A finire sotto la lente del regista ci sono i sindacati, da anni attaccati con le unghie e con i denti ad uno scellerato contratto nazionale che rende quasi impossibile il licenziamento di un insegnante. In media un docente su 25,000 viene licenziato negli Stati Uniti d’America, offrendo così loro la possibilità di decidere se svolgere il proprio lavoro, ovvero istruire, oppure no. In entrambi i casi non potranno essere cacciati, con i presidi scolastici costretti a dar vita al ‘valzer dei limoni’, spostando le mele marce da un istituto all’altro, sperando che a fine ballo il ‘limone’ arrivato da un’altra scuola non sia peggiore rispetto al precedente, finalmente fatto andare via dopo un anno di ’sopportazione’. Un contratto che non ha eguali, con migliaia di professori scadenti che non istruiscono milioni di bambini, facendo così crollare il livello d’istruzione nazionale. Chi arriva al primo anno del liceo ha talmente tante lacune da mollare al 2° anno, con 40,000 studenti su 60,000 mai arrivati al diploma, in uno dei licei pubblici più malfamati e frequentati di Los Angeles.

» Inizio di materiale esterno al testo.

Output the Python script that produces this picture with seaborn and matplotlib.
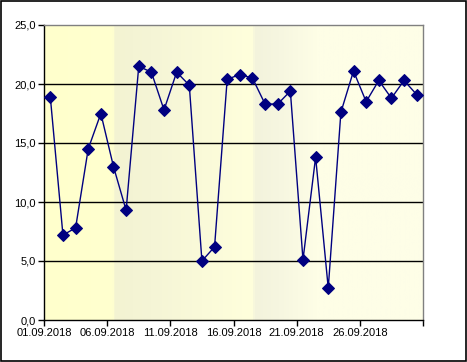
import numpy as np
import pandas as pd
import matplotlib
matplotlib.use("Agg")
import matplotlib.pyplot as plt
import matplotlib.dates as mdates
from matplotlib.colors import LinearSegmentedColormap
from matplotlib.patches import Rectangle
import seaborn as sns

# Daily values, September 2018
dates = pd.date_range("2018-09-01", "2018-09-30", freq="D")
values = [18.9, 7.2, 7.8, 14.5, 17.5, 13.0, 9.3, 21.5, 21.0, 17.8,
          21.0, 19.9, 5.0, 6.2, 20.4, 20.8, 20.5, 18.3, 18.3, 19.4,
          5.1, 13.8, 2.7, 17.6, 21.1, 18.5, 20.3, 18.8, 20.3, 19.1]
y_ticks = [0, 5, 10, 15, 20, 25]

df = pd.DataFrame({"date": dates + pd.Timedelta(hours=12), "value": values})

sns.set_style("white")
plt.rcParams["font.family"] = ["Liberation Sans", "DejaVu Sans"]

fig = plt.figure(figsize=(4.67, 3.62), dpi=100)
ax = fig.add_axes([44 / 467, 42 / 362, 379 / 467, 295 / 362])

# plot area background, excel-like gradient
bg = LinearSegmentedColormap.from_list("bg", [
    (0.00, "#FFFFCC"), (0.18, "#FFFFCF"), (0.185, "#F3F3D2"),
    (0.28, "#F5F5D6"), (0.55, "#FFFFDC"), (0.555, "#F3F3DC"),
    (0.62, "#F6F6E0"), (0.72, "#FEFEE6"), (1.00, "#FEFEE8")])
ax.imshow(np.linspace(0, 1, 400)[None, :], cmap=bg, aspect="auto",
          extent=[0, 1, 0, 1], transform=ax.transAxes, zorder=0)

for yv in y_ticks[1:-1]:
    ax.axhline(yv, color="black", lw=1, zorder=1)

sns.lineplot(data=df, x="date", y="value", ax=ax, color="#000080", lw=1,
             marker="D", markersize=6, markeredgecolor="#000080", zorder=3)

ax.set_xlim(pd.Timestamp("2018-09-01"), pd.Timestamp("2018-10-01"))
ax.set_ylim(0, 25)
ax.set_yticks(y_ticks)
ax.set_yticklabels([f"{v:.1f}".replace(".", ",") for v in y_ticks])
tick_dates = pd.date_range("2018-09-01", "2018-10-01", freq="5D")
ax.set_xticks(tick_dates)
labels = [t.strftime("%d.%m.%Y") for t in tick_dates]
labels[-1] = ""
ax.set_xticklabels(labels)
ax.set_xlabel("")
ax.set_ylabel("")
ax.tick_params(axis="both", direction="out", length=4, width=1, colors="black",
               labelsize=8, pad=2, bottom=True, left=True)

for side in ["left", "bottom"]:
    ax.spines[side].set_color("black")
    ax.spines[side].set_linewidth(1)
for side in ["top", "right"]:
    ax.spines[side].set_color("#808080")
    ax.spines[side].set_linewidth(1)

fig.patches.append(Rectangle((0.5 / 467, 1.5 / 362), 465 / 467, 359.5 / 362,
                             transform=fig.transFigure, fill=False,
                             edgecolor="black", lw=1.2))

fig.savefig("out.png", dpi=100)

Mandare a scuola il proprio figlio significa fare un atto di fede ogni mattina, ricorda uno dei genitori intervistati e seguiti da Guggenheim, con le poche ed ambitissime scuole ‘charter’, sempre pubbliche ma con livelli qualitativi simili a quelle private, costrette a dover montare delle autentiche lotterie. Dinanzi alle troppe richieste d’ingresso, infatti, si estrae a sorte. Se il bussolotto contenente il tuo numero esce, sei ammesso, in caso contrario, respinto. Diventa così la fortuna a decidere il futuro di milioni di bambini americani, attaccati con forza ad un numeretto, stretto tra le mani, che con il pugno chiuso nascondono dita incrociate. Saggiamente Guggenheim non si limita ad attaccare, ma propone alternative, già esistenti, che stanno dando incredibili segnali di miglioramento nel campo dell’apprendimento, per dire basta agli insegnanti scansafatiche, per dire basta alle oltre 2000 ‘fabbriche di ritiri scolastici’, presenti sul territorio nazionale, per dire basta a chi crede che sia il degrado del quartiere a generare una scuola degradata, e non il contrario, per dire basta al Governo, che spende in media più denaro per mantenere un detenuto in carcere rispetto a quanto ne avrebbe speso se avesse seguito il suo intero percorso educativo in una scuola privata.

Ci sono strade per risolvere una situazione così drammatica, ricorda Guggenheim agli americani, ma vanno intraprese in prima persona, perché una buona istruzione significa dare un futuro ai propri figli e alla Nazione tutta. Ma bisogna agire, subito, prima che sia troppo tardi. Per riuscirci il regista monta un documentario denso di contenuti, dati e storie, seminando talmente bene da raccogliere impensabili ed indicibili emozioni, soprattutto attraverso uno dei finali più drammatici, perché maledettamente vero, che il cinema moderno ricordi.